# My 3 month old GSD ears went from erect to floppy!!



## Kendra.Wilson (Apr 13, 2014)

I have a male GSD, Azrael, his ears were standing standing up for almost 1 month solid from 2 months old to 3 months old. Today they're both flopping. It's not incredibly important if they flop or not but I'm just wondering if there is an underlying cause.. Teething maybe? They were up for nearly a month & now they just went down.. He is crate trained but he's only in there at bedtime. He also had demodetic mange (if that's how you spell it?) genetic from his mother. We have been treating according to instructions the vet has given and he's a million times better so I don't think this could be related?
Thank you in advance!


----------



## mydogs (May 4, 2012)

Teething. They will be up and down til he's done at 7 months or longer. 

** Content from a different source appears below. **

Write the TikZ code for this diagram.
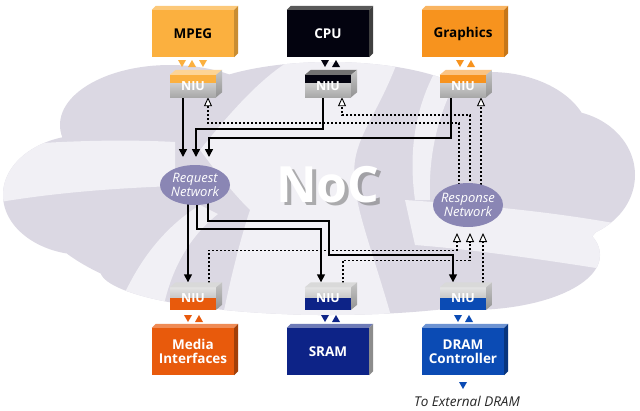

Sent from Petguide.com Free App


----------



## trcy (Mar 1, 2013)

The ears can go up and down until they are done teething.


----------



## SunCzarina (Nov 24, 2000)

Teething. Give him many things to chew on. Venus particularly liked wet wash clothes wring out and frozen. Her ears were up and down until 7 months.


----------



## Kendra.Wilson (Apr 13, 2014)

Okay, thank you! I thought it may have been teething but I was worried because they had been up for about a month so I wasn't positive! We have a cow hoof bone, pig ears, & a special elk bone with the marrow and all


----------